Little Blue Heron adult and juvenile
Now you might be wondering why there isn’t a selective pressure for the adults to be white, instead of dark blue, as well. There are some young white subadults that attempt to mate every year, and you would think those individuals would be heavily selected for, but those subadults almost always fail to mate. This implies there’s something else now at play, but what is it? It all has to do with breeding! As I mentioned previously, white herons are preyed upon at a higher rate than dark-colored herons. This is simply because white really stands out among the greens of swamps and marshes. To see this in action, look at the photo above; the white juvenile on the left stands out like a sore thumb, while the dark adult on the right blends in relatively well. Being inconspicuous is very important when it comes to nesting; nestling birds are incredibly easy pickings for predators as they can’t fly away and escape. Many predators know this, and many will actually watch for adults bringing food back to a nest in order to locate the nest. Once a predator knows where a nest is, and if they can get to it, then it’s all over for the nestlings. Because of this, adult birds try to hide the location of nests at all costs. If you are a conspicuous, attention-grabbing white, you might as well let predators waltz right up to your nest. By transitioning to a dark coloration upon maturity, Little Blue Herons reduce the chances that predators will attack them or their nest, which not only helps ensure their survival, but the survival of their nestlings as well.

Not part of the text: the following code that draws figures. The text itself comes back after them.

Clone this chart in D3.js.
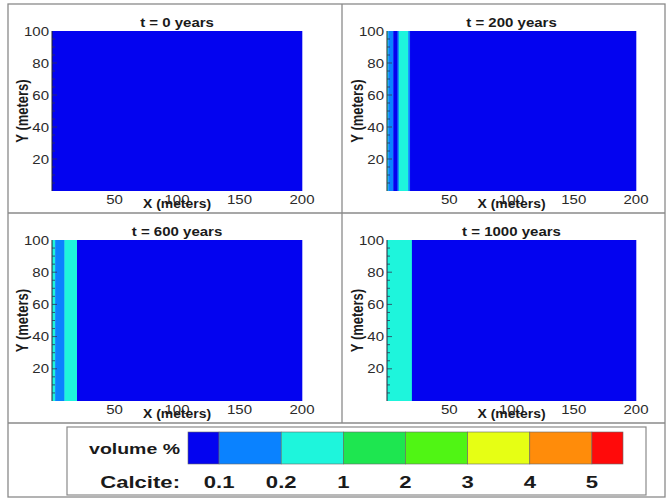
<!DOCTYPE html>
<html>
<head>
<meta charset="utf-8">
<script src="https://cdn.jsdelivr.net/npm/d3@7"></script>
<style>
  body { margin: 0; background: #fff; }
  text { font-family: "Liberation Sans", Arial, sans-serif; }
</style>
</head>
<body>
<svg width="667" height="499"></svg>
<script>
// panel titles and calcite zones along x (x0, x1 in meters, volume %)
const panelTitles = ["t = 0 years", "t = 200 years", "t = 600 years", "t = 1000 years"];
const zones0 = [[0, 200, 0.05]];
const zones200 = [[0, 1, 0.5], [1, 5, 0.15], [5, 8.5, 0.05], [8.5, 9.5, 0.15], [9.5, 17, 0.5], [17, 18.5, 0.15], [18.5, 200, 0.05]];
const zones600 = [[0, 2.5, 0.5], [2.5, 10, 0.15], [10, 20, 0.5], [20, 200, 0.05]];
const zones1000 = [[0, 20, 0.5], [20, 200, 0.05]];

const thresholds = [0.1, 0.2, 1, 2, 3, 4, 5];
const thresholdLabels = ["0.1", "0.2", "1", "2", "3", "4", "5"];
const levelColors = ["#0303f0", "#0a82ff", "#1ef5dc", "#1ee650", "#50f514", "#e6ff14", "#ff8c0a", "#ff0a0a"];

const xTicks = [50, 100, 150, 200];
const yTicks = [20, 40, 60, 80, 100];
const yMinor = d3.range(5, 100, 5);

const svg = d3.select("svg");
const color = d3.scaleThreshold().domain(thresholds).range(levelColors);

// frame lines
const frame = svg.append("g").attr("fill", "none").attr("stroke", "#8a8a8a").attr("stroke-width", 1.3);
frame.append("rect").attr("x", 8).attr("y", 4).attr("width", 657).attr("height", 493);
frame.append("line").attr("x1", 342).attr("x2", 342).attr("y1", 4).attr("y2", 423);
frame.append("line").attr("x1", 8).attr("x2", 665).attr("y1", 213).attr("y2", 213);
frame.append("line").attr("x1", 8).attr("x2", 665).attr("y1", 423).attr("y2", 423);

const panels = [
  { zones: zones0, left: 52, top: 31, w: 250, h: 160 },
  { zones: zones200, left: 387, top: 31, w: 249, h: 160 },
  { zones: zones600, left: 52, top: 240, w: 250, h: 161 },
  { zones: zones1000, left: 387, top: 240, w: 249, h: 161 }
];

const sx = 1.25; // glyphs in the picture are a little wide

panels.forEach((p, i) => {
  const g = svg.append("g").attr("transform", `translate(${p.left},${p.top})`);
  const x = d3.scaleLinear().domain([0, 200]).range([0, p.w]);
  const y = d3.scaleLinear().domain([0, 100]).range([p.h, 0]);

  g.selectAll("rect.zone")
    .data(p.zones)
    .enter()
    .append("rect")
    .attr("class", "zone")
    .attr("x", (d) => x(d[0]))
    .attr("width", (d) => x(d[1]) - x(d[0]) + 0.3)
    .attr("y", y(100))
    .attr("height", y(0) - y(100))
    .attr("fill", (d) => color(d[2]));

  // left axis with small inward ticks
  g.append("line").attr("x1", 0).attr("x2", 0).attr("y1", 0).attr("y2", p.h)
    .attr("stroke", "#223").attr("stroke-width", 1);
  g.selectAll("line.minor")
    .data(yMinor)
    .enter()
    .append("line")
    .attr("class", "minor")
    .attr("x1", 0)
    .attr("x2", (d) => (d % 20 === 0 ? 5 : 3))
    .attr("y1", (d) => y(d))
    .attr("y2", (d) => y(d))
    .attr("stroke", "#335")
    .attr("stroke-width", 0.8);

  g.selectAll("text.ytick")
    .data(yTicks)
    .enter()
    .append("text")
    .attr("class", "ytick")
    .attr("transform", (d) => `translate(-3,${y(d) + 4.5}) scale(${sx},1)`)
    .attr("text-anchor", "end")
    .attr("font-size", 12)
    .attr("fill", "#2a2a2a")
    .text((d) => d);

  g.selectAll("text.xtick")
    .data(xTicks)
    .enter()
    .append("text")
    .attr("class", "xtick")
    .attr("transform", (d) => `translate(${x(d)},${p.h + 12.5}) scale(${sx},1)`)
    .attr("text-anchor", "middle")
    .attr("font-size", 12)
    .attr("fill", "#2a2a2a")
    .text((d) => d);

  // the x label sits over the "100" tick label, as in the original figure
  g.append("text")
    .attr("transform", `translate(${p.w / 2},${p.h + 17}) scale(1.16,1)`)
    .attr("text-anchor", "middle")
    .attr("font-size", 12)
    .attr("font-weight", "bold")
    .attr("fill", "#1a1a1a")
    .text("X (meters)");

  g.append("text")
    .attr("transform", `translate(-24,${p.h / 2}) scale(1.2,1) rotate(-90)`)
    .attr("text-anchor", "middle")
    .attr("font-size", 13)
    .attr("font-weight", "bold")
    .attr("fill", "#1a1a1a")
    .text("Y (meters)");

  g.append("text")
    .attr("transform", `translate(${p.w / 2},-4) scale(1.2,1)`)
    .attr("text-anchor", "middle")
    .attr("font-size", 12.5)
    .attr("font-weight", "bold")
    .attr("fill", "#1a1a1a")
    .text(panelTitles[i]);
});

// legend
const leg = svg.append("g");
leg.append("rect").attr("x", 67).attr("y", 427).attr("width", 579).attr("height", 68)
  .attr("fill", "#fff").attr("stroke", "#8a8a8a").attr("stroke-width", 1.2);

const lx = d3.scaleLinear().domain([-0.5, thresholds.length - 0.5]).range([188, 623]);
const cells = levelColors.map((c, i) => ({
  c: c,
  x0: i === 0 ? -0.5 : i - 1,
  x1: i === levelColors.length - 1 ? thresholds.length - 0.5 : i
}));
leg.selectAll("rect.cell")
  .data(cells)
  .enter()
  .append("rect")
  .attr("class", "cell")
  .attr("x", (d) => lx(d.x0))
  .attr("width", (d) => lx(d.x1) - lx(d.x0))
  .attr("y", 432)
  .attr("height", 32)
  .attr("fill", (d) => d.c)
  .attr("stroke", "#666")
  .attr("stroke-width", 0.6);

const lsx = 1.3;
leg.append("text")
  .attr("transform", `translate(180,454) scale(${lsx},1)`)
  .attr("text-anchor", "end")
  .attr("font-size", 15)
  .attr("font-weight", "bold")
  .attr("fill", "#1a1a1a")
  .text("volume %");

leg.append("text")
  .attr("transform", `translate(180,488) scale(${lsx},1)`)
  .attr("text-anchor", "end")
  .attr("font-size", 17)
  .attr("font-weight", "bold")
  .attr("fill", "#1a1a1a")
  .text("Calcite:");

leg.selectAll("text.num")
  .data(thresholdLabels)
  .enter()
  .append("text")
  .attr("class", "num")
  .attr("transform", (d, i) => `translate(${lx(i)},488) scale(${lsx},1)`)
  .attr("text-anchor", "middle")
  .attr("font-size", 17)
  .attr("font-weight", "bold")
  .attr("fill", "#1a1a1a")
  .text((d) => d);
</script>
</body>
</html>
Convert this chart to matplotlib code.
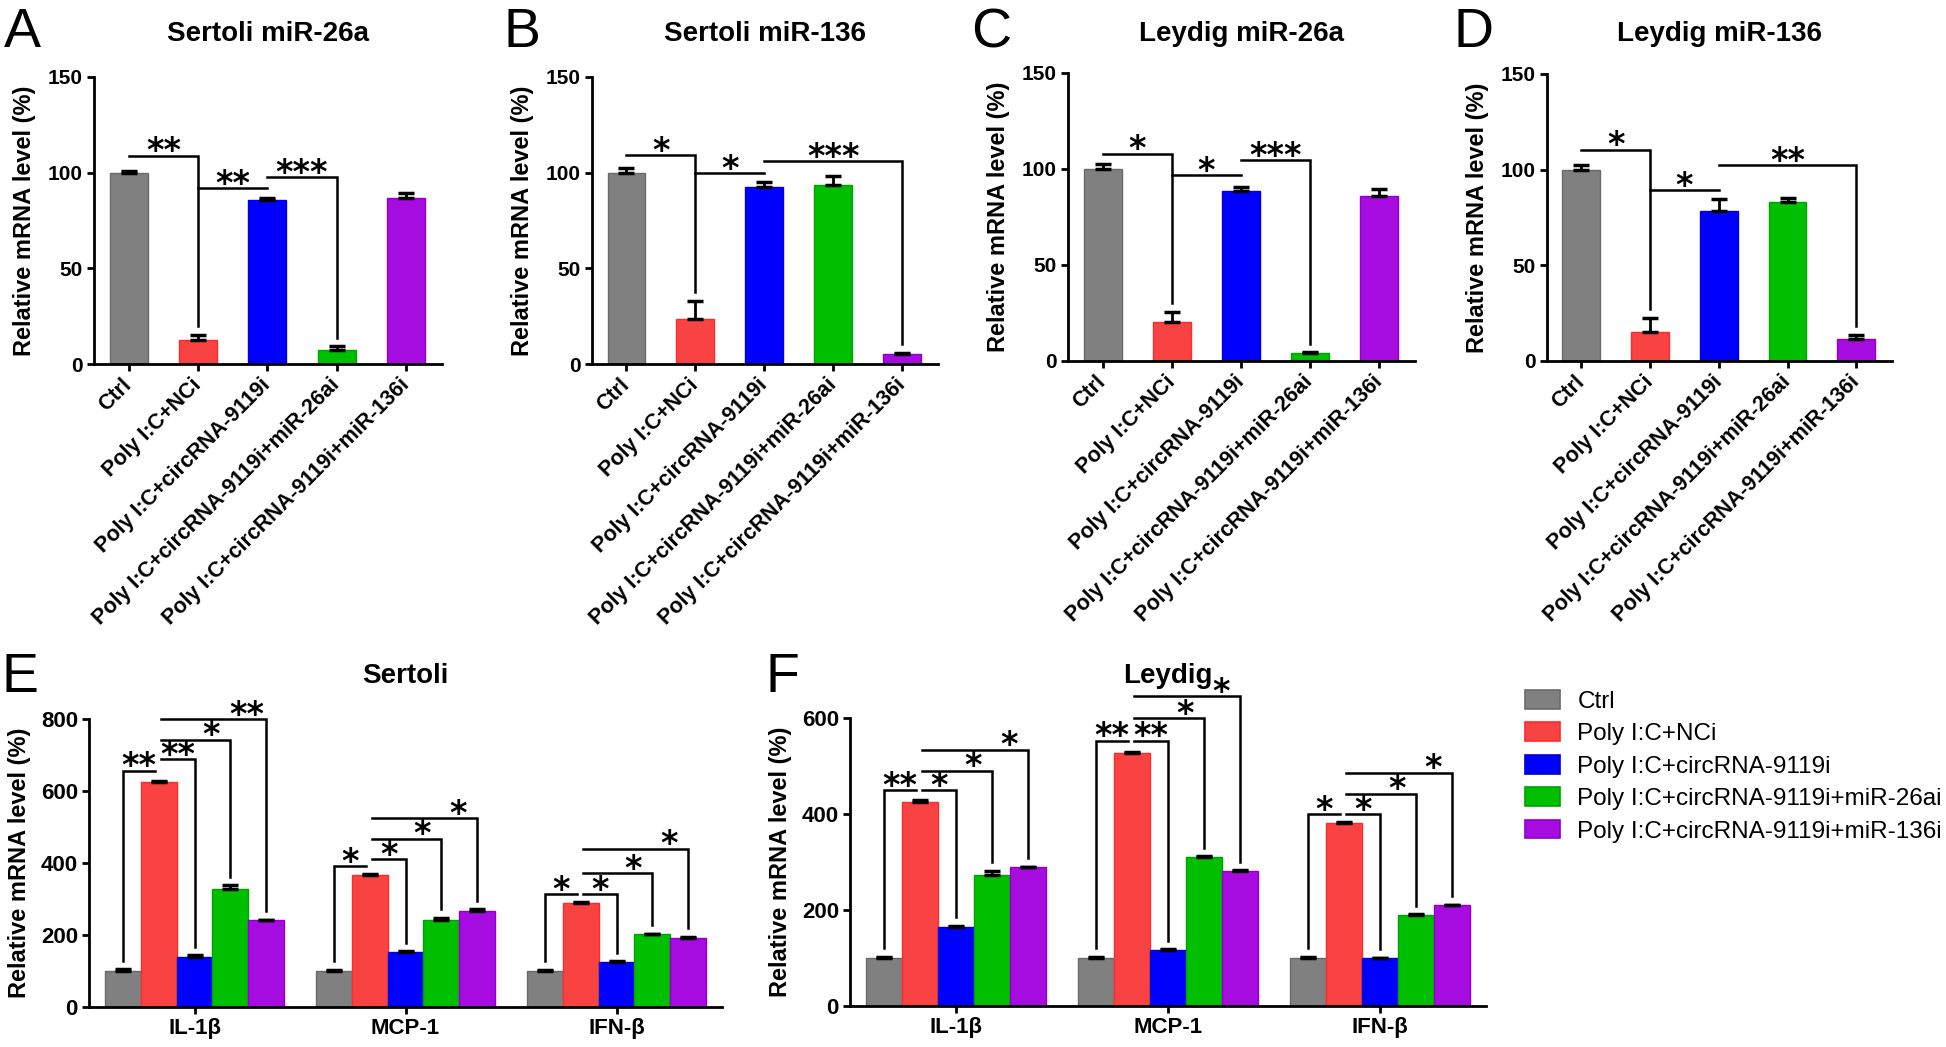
import matplotlib
matplotlib.use("Agg")
from matplotlib import pyplot as plt
from matplotlib.patches import Patch
import numpy as np

plt.rcParams['font.family'] = ['Liberation Sans', 'DejaVu Sans']

groups = ["Ctrl", "Poly I:C+NCi", "Poly I:C+circRNA-9119i",
          "Poly I:C+circRNA-9119i+miR-26ai", "Poly I:C+circRNA-9119i+miR-136i"]
genes = ["IL-1β", "MCP-1", "IFN-β"]
colors = ['#808080', '#f94242', '#0000ff', '#00be00', '#a60be0']
edges = ['#6a6a6a', '#ff2a2a', '#0000d0', '#00a200', '#9000c8']

# panels A-D: mean and upper error, one value per group
a_mean = [100, 12.3, 85.5, 7.5, 86.7]
a_err = [0.8, 3.0, 1.5, 1.7, 2.5]
b_mean = [100, 23.5, 92.3, 93.5, 5.4]
b_err = [2.5, 9.5, 3.0, 4.7, 0.5]
c_mean = [100, 20.1, 88.8, 4.0, 86.0]
c_err = [2.5, 5.6, 1.9, 0.5, 3.5]
d_mean = [100, 15.3, 78.4, 83.3, 11.3]
d_err = [2.4, 7.3, 6.1, 1.7, 2.3]

# significance brackets: (left bar, right bar, height, label, side that drops)
a_sig = [(0, 1, 108.8, '**', 'R'), (1, 2, 91.8, '**', ''), (2, 3, 97.5, '***', 'R')]
b_sig = [(0, 1, 109.0, '*', 'R'), (1, 2, 99.6, '*', ''), (2, 4, 105.9, '***', 'R')]
c_sig = [(0, 1, 107.9, '*', 'R'), (1, 2, 96.8, '*', ''), (2, 3, 104.6, '***', 'R')]
d_sig = [(0, 1, 110.5, '*', 'R'), (1, 2, 89.2, '*', ''), (2, 4, 102.3, '**', 'R')]

# panels E-F: rows = groups, columns = genes
e_mean = [[100, 100, 100], [624, 366, 288], [139, 153, 124], [329, 243, 202], [241, 268, 192]]
e_err = [[5, 3, 3], [4, 3, 4], [5, 2, 3], [9, 4, 2], [2, 3, 3]]
f_mean = [[100, 100, 100], [425, 528, 381], [164, 116, 99], [272, 310, 189], [289, 282, 210]]
f_err = [[3, 3, 2], [4, 2, 3], [3, 2, 1], [9, 2, 2], [1, 1, 1]]

# (gene, left bar, right bar, height, label, side)
e_sig = [(0, 0, 1, 656, '**', 'L'), (0, 1, 2, 688, '**', 'R'), (0, 1, 3, 743, '*', 'R'), (0, 1, 4, 800, '**', 'R'),
         (1, 0, 1, 391, '*', 'L'), (1, 1, 2, 411, '*', 'R'), (1, 1, 3, 467, '*', 'R'), (1, 1, 4, 525, '*', 'R'),
         (2, 0, 1, 313, '*', 'L'), (2, 1, 2, 313, '*', 'R'), (2, 1, 3, 371, '*', 'R'), (2, 1, 4, 440, '*', 'R')]
f_sig = [(0, 0, 1, 449, '**', 'L'), (0, 1, 2, 449, '*', 'R'), (0, 1, 3, 490, '*', 'R'), (0, 1, 4, 534, '*', 'R'),
         (1, 0, 1, 553, '**', 'L'), (1, 1, 2, 553, '**', 'R'), (1, 1, 3, 600, '*', 'R'), (1, 1, 4, 645, '*', 'R'),
         (2, 0, 1, 400, '*', 'L'), (2, 1, 2, 400, '*', 'R'), (2, 1, 3, 442, '*', 'R'), (2, 1, 4, 486, '*', 'R')]

W, H = 1946, 1047
fig = plt.figure(figsize=(W / 100, H / 100), dpi=100)


def add_axes_px(left, top, right, bottom):
    return fig.add_axes([left / W, 1 - bottom / H, (right - left) / W, (bottom - top) / H])


def style(ax, width_px):
    for s in ['top', 'right']:
        ax.spines[s].set_visible(False)
    for s in ['left', 'bottom']:
        ax.spines[s].set_linewidth(2)
    ax.tick_params(width=2, length=5, direction='out', pad=3)
    ax.set_ylabel("Relative mRNA level (%)", fontsize=17, fontweight='bold')
    # right edge of the rotated label sits ~58 px left of the spine
    ax.yaxis.set_label_coords(-58 / width_px, 0.5)


def bracket(ax, xl, xr, y, label, side, top_l, top_r, gap, star_x):
    if side == 'L':
        xs, ys = [xl, xl, xr], [top_l + gap, y, y]
    elif side == 'R':
        xs, ys = [xl, xr, xr], [y, y, top_r + gap]
    else:
        xs, ys = [xl, xr], [y, y]
    ax.plot(xs, ys, color='k', lw=1.8, clip_on=False, solid_joinstyle='miter', zorder=4)
    ax.annotate(label, (star_x, y), xytext=(0, -4), textcoords='offset points',
                ha='center', va='baseline', fontsize=24, fontweight='bold',
                family='DejaVu Sans', annotation_clip=False)


def top_panel(box, mean, err, sig, title, letter, letter_x):
    left, top, right, bottom = box
    ax = add_axes_px(*box)
    x = np.arange(len(groups))
    ax.bar(x, mean, 0.55, color=colors, edgecolor=edges, linewidth=1, zorder=2)
    ax.errorbar(x, mean, yerr=[np.zeros(len(x)), err], fmt='none', ecolor='k',
                elinewidth=2, capsize=6, capthick=2.5, zorder=3)
    ax.set_xlim(-0.5, 4.52)
    ax.set_ylim(0, 150)
    ax.set_yticks([0, 50, 100, 150], ['0', '50', '100', '150'], fontsize=15, fontweight='bold')
    ax.set_xticks(x, groups, rotation=45, ha='right', va='center', rotation_mode='anchor',
                  fontsize=15.5, fontweight='bold')
    style(ax, right - left)
    ax.tick_params(axis='x', pad=8)
    caps = np.array(mean) + np.array(err)
    for i, j, y, label, side in sig:
        bracket(ax, i, j, y, label, side, caps[i], caps[j], 0.03 * 150, (i + j) / 2)
    fig.text((left + right) / 2 / W, 1 - 41 / H, title, ha='center', va='baseline',
             fontsize=20, fontweight='bold')
    fig.text(letter_x / W, 1 - 47 / H, letter, ha='left', va='baseline', fontsize=40)


def bottom_panel(box, mean, err, sig, ymax, title, letter, letter_x):
    left, top, right, bottom = box
    ax = add_axes_px(*box)
    w = 0.169
    g = np.arange(len(genes))
    for k in range(len(groups)):
        ax.bar(g + (k - 2) * w, mean[k], w, color=colors[k], edgecolor=edges[k],
               linewidth=1, zorder=2)
        ax.errorbar(g + (k - 2) * w, mean[k], yerr=[np.zeros(len(g)), err[k]], fmt='none',
                    ecolor='k', elinewidth=2, capsize=6, capthick=2.5, zorder=3)
    ax.set_xlim(-0.5, 2.5)
    ax.set_ylim(0, ymax)
    ticks = list(range(0, ymax + 1, 200))
    ax.set_yticks(ticks, [str(t) for t in ticks], fontsize=16, fontweight='bold')
    ax.set_xticks(g, genes, fontsize=16, fontweight='bold')
    style(ax, right - left)
    caps = np.array(mean) + np.array(err)
    for gi, i, j, y, label, side in sig:
        xl = gi + (i - 2) * w
        xr = gi + (j - 2) * w
        if side == 'L':
            xr -= 0.02
        else:
            xl += 0.01
        sx = xr - min(0.09, (xr - xl) / 2)
        bracket(ax, xl, xr, y, label, side, caps[i][gi], caps[j][gi], 0.03 * ymax, sx)
    fig.text((left + right) / 2 / W, 1 - 683 / H, title, ha='center', va='baseline',
             fontsize=20, fontweight='bold')
    fig.text(letter_x / W, 1 - 692 / H, letter, ha='left', va='baseline', fontsize=40)


top_panel((94, 77, 442, 364), a_mean, a_err, a_sig, "Sertoli miR-26a", "A", 4)
top_panel((592, 77, 938, 364), b_mean, b_err, b_sig, "Sertoli miR-136", "B", 503)
top_panel((1068, 73, 1415, 361), c_mean, c_err, c_sig, "Leydig miR-26a", "C", 971)
top_panel((1547, 74, 1892, 361), d_mean, d_err, d_sig, "Leydig miR-136", "D", 1453)

bottom_panel((89, 719, 722, 1007), e_mean, e_err, e_sig, 800, "Sertoli", "E", 1)
bottom_panel((850, 718, 1486, 1006), f_mean, f_err, f_sig, 600, "Leydig", "F", 766)

handles = [Patch(facecolor=c, edgecolor=e, linewidth=1.2) for c, e in zip(colors, edges)]
fig.legend(handles, groups, loc='upper left', bbox_to_anchor=(1525 / W, 1 - 690 / H),
           frameon=False, fontsize=17.5, handlelength=1.45, handleheight=0.8,
           handletextpad=0.7, labelspacing=0.4, borderpad=0, borderaxespad=0)

fig.savefig("out.png", dpi=100)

In the end, natural selection selects for white-plumaged juveniles and dark-colored adults. By having this dimorphic coloration system, the Little Blue Heron optimizes survival across its entire life cycle from nestling to breeding adult.

That's it for this post! Thanks for reading!


  1. ...I enjoyed the post! Pinckney Island, SC is one of my favorite places. In late spring and early summer when nesting is in full swing, the place is amazing! I miss it!

    1. Thank you! I would love to get down there during the summer sometime. Hopefully it happens!